Entre musiques métissées, soul, funk, jazz des années 60 et influences puisées dans ses racines algériennes, Mourad Benhammou partage sa vision du jazz d’aujourd’hui. Avec son quintet, il mêle orgue, vibraphone et rythmes variés. Invité récemment à Tunis pour la première édition du Jazz It Festival, qui s’est tenue du 29 au 31 mai, ce batteur né en France de parents algériens revient sur un parcours singulier, ses projets, ses influences multiples et ce lien fort qu’il entretient avec l’Algérie.

Pouvez-vous vous présenter et expliquer le contexte de votre présence à Tunis ?
Je suis Mourad Benhammou, batteur de jazz, né en France de parents algériens originaires de Constantine et d’Oran. Je suis à Tunis pour participer à la première édition et non des moindres du Jazz It Festival, organisé par mon ami de longue date, Malek Lakhoua. Nous nous sommes rencontrés à Tabarka, il y a plus de vingt ans. Aujourd’hui, je suis très heureux de voir ce qu’il a construit pour le jazz en Tunisie, et fier de faire partie de cette aventure.
Quels sont vos projets musicaux récents ?
Je viens de sortir un nouvel album avec mon quintet Les Soulful Drums, intitulé Silk and Soul, produit par Jazz It Records, le label fondé par Malek Lakhoua. L’album a été réalisé avec le soutien de l’Institut Français de Tunisie (IFT) et l'enregistrement a été capté en live à l’Institut français de Tunis. J’ai créé ce quintet en 2019 avec l’envie de proposer un son original, autour d’une instrumentation singulière : orgue, vibraphone, saxophone, guitare et batterie.
Avant cela, j’ai dirigé pendant vingt ans Jazz Workers, un autre quintet avec lequel j’ai sorti trois albums sur le label français Black & Blue. Je suis fidèle en musique : développer un son de groupe demande du temps, de l’écoute et de la constance. Je pense déjà à un volume 2 avec Les Soulful Drums.
Quelles sont vos influences musicales ?
J’ai commencé la batterie en autodidacte, vers 14 ans. À l’époque, il n’y avait pas Internet, ni YouTube : il fallait chercher, creuser, aller « au charbon ». Je me suis formé à l’oreille, en écoutant des vinyles trouvés parfois en cachette, et en observant les anciens. J’ai tenté le conservatoire, mais je n’y suis resté que vingt minutes : le professeur ne m’a transmis ni chaleur humaine ni envie de faire de la musique. J’ai donc décidé d’apprendre seul.

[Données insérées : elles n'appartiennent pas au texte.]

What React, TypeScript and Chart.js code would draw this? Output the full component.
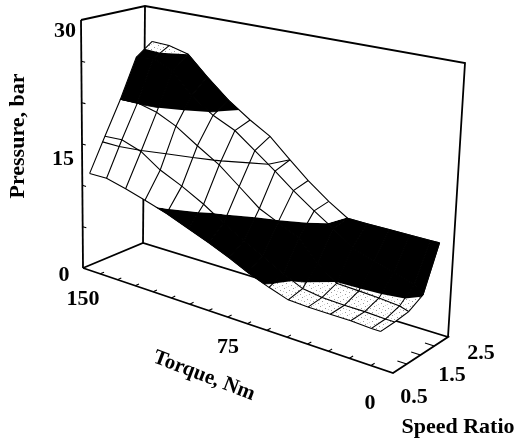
import React, { useEffect, useRef } from "react";
import { Chart, registerables } from "chart.js";

Chart.register(...registerables);

const torqueGrid = [146, 137, 127, 117, 106, 95, 85, 75, 66, 56, 47, 38, 28, 19, 10, 6];
const speedGrid = [0.5, 1.0, 1.5, 2.0, 2.5];
const pressureAtSpeed05 = [11.7, 11.7, 11.1, 10.4, 9.6, 8.6, 7.7, 6.7, 5.7, 4.8, 4.1, 4.0, 4.0, 4.0, 3.9, 3.9];
const pressureAtSpeed10 = [15.6, 15.7, 14.9, 13.3, 12.1, 10.7, 9.2, 7.9, 6.8, 5.5, 4.5, 4.2, 4.1, 4.1, 4.0, 4.0];
const pressureAtSpeed15 = [19.55, 19.6, 19.0, 17.9, 16.2, 14.6, 12.7, 10.8, 9.8, 8.7, 6.5, 4.9, 4.8, 4.7, 4.5, 4.2];
const pressureAtSpeed20 = [24.2, 24.5, 23.5, 21.0, 19.2, 18.0, 16.2, 14.4, 12.7, 11.0, 9.6, 8.0, 7.2, 6.6, 5.9, 5.1];
const pressureAtSpeed25 = [25.7, 25.6, 25.0, 22.7, 20.4, 18.6, 17.2, 15.0, 13.1, 11.3, 9.95, 9.9, 9.9, 9.9, 9.9, 9.9];
const pressureRows = [pressureAtSpeed05, pressureAtSpeed10, pressureAtSpeed15, pressureAtSpeed20, pressureAtSpeed25];

const torqueTicks = [150, 140.6, 131.3, 121.9, 112.5, 103.1, 93.8, 84.4, 75, 65.6, 56.3, 46.9, 37.5, 28.1, 18.8, 9.4, 0];
const speedTicks = [0.5, 1.0, 1.5, 2.0, 2.5];
const pressureTicks = [0, 5, 10, 15, 20, 25, 30];
const bandLevels = [-1, 5, 10, 19.5, 25, 99];
const contourLevel = 15;

const W = 515;
const H = 441;

type V3 = { t: number; s: number; p: number };

function bilinear(a: number, b: number, c: number, d: number, f: number, v: number) {
  return (a * (1 - f) + b * f) * (1 - v) + (c * (1 - f) + d * f) * v;
}

// 3D view of the box onto the canvas
function project(t: number, s: number, p: number) {
  const u = (150 - t) / 150;
  const f = u / (u + 1.14 * (1 - u));
  const v = (s - 0.5) / 2;
  const bx = bilinear(83, 393, 143, 448, f, v);
  const by = bilinear(268, 373, 243, 337, f, v);
  const ox = bilinear(-2, 15, 2, 17, f, v);
  const oy = bilinear(-248, -285, -237, -274, f, v);
  return { x: bx + (ox * p) / 30, y: by + (oy * p) / 30 };
}

const gap = { x: NaN, y: NaN };

function clip(poly: V3[], level: number, keepAbove: boolean): V3[] {
  const out: V3[] = [];
  for (let k = 0; k < poly.length; k++) {
    const a = poly[k];
    const b = poly[(k + 1) % poly.length];
    const ina = keepAbove ? a.p >= level : a.p <= level;
    const inb = keepAbove ? b.p >= level : b.p <= level;
    if (ina) out.push(a);
    if (ina !== inb) {
      const q = (level - a.p) / (b.p - a.p);
      out.push({ t: a.t + (b.t - a.t) * q, s: a.s + (b.s - a.s) * q, p: level });
    }
  }
  return out;
}

function cellAt(i: number, j: number): V3[] {
  const c = (ii: number, jj: number) => ({ t: torqueGrid[ii], s: speedGrid[jj], p: pressureRows[jj][ii] });
  return [c(i, j), c(i + 1, j), c(i + 1, j + 1), c(i, j + 1)];
}

function makeSpecklePattern(): CanvasPattern | string {
  const c = document.createElement("canvas");
  c.width = 9;
  c.height = 9;
  const g = c.getContext("2d");
  if (!g) return "#eee";
  g.fillStyle = "#fff";
  g.fillRect(0, 0, 9, 9);
  g.fillStyle = "#9a9a9a";
  g.fillRect(1, 2, 1, 1);
  g.fillRect(5, 0, 1, 1);
  g.fillRect(7, 4, 1, 1);
  g.fillRect(3, 6, 1, 1);
  g.fillStyle = "#cfcfcf";
  g.fillRect(4, 3, 1, 1);
  g.fillRect(0, 7, 1, 1);
  g.fillRect(7, 8, 1, 1);
  return g.createPattern(c, "repeat") ?? "#eee";
}

const textPlugin = {
  id: "chartText",
  afterDatasetsDraw(chart: Chart) {
    const ctx = chart.ctx;
    const put = (text: string, x: number, y: number, size: number, rot = 0) => {
      ctx.save();
      ctx.translate(x, y);
      ctx.rotate((rot * Math.PI) / 180);
      ctx.font = `bold ${size}px "Liberation Serif"`;
      ctx.fillStyle = "#000";
      ctx.textAlign = "center";
      ctx.textBaseline = "middle";
      ctx.fillText(text, 0, 0);
      ctx.restore();
    };
    put("30", 65, 31, 22);
    put("15", 63, 159, 22);
    put("0", 64, 275, 22);
    put("150", 83, 299, 22);
    put("75", 228, 347, 22);
    put("0", 370, 403, 22);
    put("0.5", 414, 397, 22);
    put("1.5", 452, 375, 22);
    put("2.5", 481, 353, 22);
    put("Pressure, bar", 18, 136, 22, -90);
    put("Torque, Nm", 204, 376, 21, 21);
    put("Speed Ratio", 458, 427, 22);
  },
};

export default function App() {
  const ref = useRef<HTMLCanvasElement>(null);

  useEffect(() => {
    if (!ref.current) return;
    const line = (data: { x: number; y: number }[], width: number) => ({
      data,
      showLine: true,
      borderColor: "#000",
      borderWidth: width,
      pointRadius: 0,
      tension: 0,
      fill: false,
    });

    const paint: any[] = [];

    // box frame behind the surface
    const frame = [
      [[150, 0.5, 30], [150, 0.5, 0]],
      [[150, 0.5, 30], [150, 2.5, 30], [0, 2.5, 30], [0, 2.5, 0]],
      [[150, 2.5, 30], [150, 2.5, 0]],
      [[150, 0.5, 0], [150, 2.5, 0], [0, 2.5, 0], [0, 0.5, 0], [150, 0.5, 0]],
    ];
    frame.forEach((f) => paint.push(line(f.map(([t, s, p]) => project(t, s, p)), 1.8)));

    const ticks: { x: number; y: number }[] = [];
    torqueTicks.slice(1, -1).forEach((t) => ticks.push(project(t, 0.5, 0), project(t, 0.63, 0), gap));
    speedTicks.slice(1, -1).forEach((s) => ticks.push(project(0, s, 0), project(4, s, 0), gap));
    pressureTicks.slice(1, -1).forEach((p) => ticks.push(project(150, 0.5, p), project(148, 0.5, p), gap));
    paint.push(line(ticks, 1.1));

    // surface, filled by pressure band
    const speckle = makeSpecklePattern();
    const bandFill = [speckle, "#000", "#fff", "#000", speckle];
    for (let b = 0; b < bandFill.length; b++) {
      for (let j = 0; j < speedGrid.length - 1; j++) {
        for (let i = 0; i < torqueGrid.length - 1; i++) {
          let poly = clip(cellAt(i, j), bandLevels[b], true);
          if (poly.length) poly = clip(poly, bandLevels[b + 1], false);
          if (poly.length < 3) continue;
          const isBlack = bandFill[b] === "#000";
          paint.push({
            data: poly.map((q) => project(q.t, q.s, q.p)),
            showLine: true,
            backgroundColor: bandFill[b],
            borderColor: isBlack ? "#000" : "rgba(0,0,0,0)",
            borderWidth: isBlack ? 0.8 : 0,
            pointRadius: 0,
            tension: 0,
            fill: "shape",
          });
        }
      }
    }

    // mesh
    speedGrid.forEach((s, j) => {
      paint.push(line(torqueGrid.map((t, i) => project(t, s, pressureRows[j][i])), 1.1));
    });
    torqueGrid.forEach((t, i) => {
      paint.push(line(speedGrid.map((s, j) => project(t, s, pressureRows[j][i])), 1.1));
    });

    // the 15 bar isobar
    const iso: { x: number; y: number }[] = [];
    for (let j = 0; j < speedGrid.length - 1; j++) {
      for (let i = 0; i < torqueGrid.length - 1; i++) {
        const cell = cellAt(i, j);
        const hits: V3[] = [];
        cell.forEach((a, k) => {
          const b = cell[(k + 1) % 4];
          if (a.p < contourLevel !== b.p < contourLevel) {
            const q = (contourLevel - a.p) / (b.p - a.p);
            hits.push({ t: a.t + (b.t - a.t) * q, s: a.s + (b.s - a.s) * q, p: contourLevel });
          }
        });
        if (hits.length >= 2) {
          iso.push(project(hits[0].t, hits[0].s, hits[0].p), project(hits[1].t, hits[1].s, hits[1].p), gap);
        }
      }
    }
    paint.push(line(iso, 1.1));

    const chart = new Chart(ref.current, {
      type: "scatter",
      data: { datasets: paint.reverse() },
      options: {
        animation: false,
        responsive: false,
        layout: { padding: 0 },
        plugins: { legend: { display: false }, tooltip: { enabled: false } },
        scales: {
          x: { type: "linear", min: 0, max: W, display: false },
          y: { type: "linear", min: 0, max: H, reverse: true, display: false },
        },
      },
      plugins: [textPlugin],
    } as any);
    return () => chart.destroy();
  }, []);

  return (
    <canvas
      ref={ref}
      width={W}
      height={H}
      style={{ position: "absolute", left: 0, top: 0, width: W, height: H, display: "block", background: "#fff" }}
    />
  );
}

Mes influences sont multiples : le jazz des années 1950-1960 bien sûr, mais également la soul, le funk et le rock britannique (Led Zeppelin, Deep Purple, David Bowie). Puis, il y a les musiques arabes, celles de Warda, d'Abdelwahab, de Farid El Atrache, d’Asmahane, sans oublier les musiques du « bled » ; elles m’accompagnent toujours, elles m’habitent. Parfois, dans le jazz, je retrouve des résonances de ces sons-là. Cette filiation est naturelle pour moi.
Comment choisissez-vous vos musiciens et collaborateurs ?
L’humain est primordial. Si l’entente est bonne sur le plan humain, la musique peut naître; sinon il faut passer à autre chose. Plusieurs membres de mon quintet actuel sont des musiciens avec qui j’ai déjà collaboré. David Sauzay (saxophone) faisait partie de mon précédent quintet. J’ai rencontré le vibraphoniste Nicholas Thomas et le guitariste Yoan Fernandez à Paris, lors de jam sessions ou de répétitions.
Quant à César Pastre, l’organiste, c’est un jeune musicien talentueux qui apporte une vraie énergie au groupe. Oscar Marchioni, avec qui je partageais un local de répétition à Belleville, m’a également rejoint. Ce sont des rencontres musicales, mais surtout humaines. Le langage commun se tisse dans la confiance.
Avez-vous des souvenirs marquants de votre expérience en Algérie ?
Oui, absolument. J’ai participé à plusieurs éditions du festival Dima Jazz à Constantine, de la toute première jusqu’en 2012. Ce sont des souvenirs précieux. J’aimerais aujourd’hui représenter une forme de jazz « du bled », une expression forgée par mon parcours, que je souhaiterais ramener en Algérie comme une restitution naturelle. Partager le fruit de mon travail avec mon pays d’origine est un vrai désir.
J’aimerais aujourd’hui représenter une forme de jazz « du bled »
Je suis prêt à répondre à toute invitation. Il est temps de mettre davantage en lumière les artistes algériens issus de la diaspora, qu’ils soient musiciens, danseurs ou comédiens. Il y a un véritable patrimoine artistique à faire rayonner.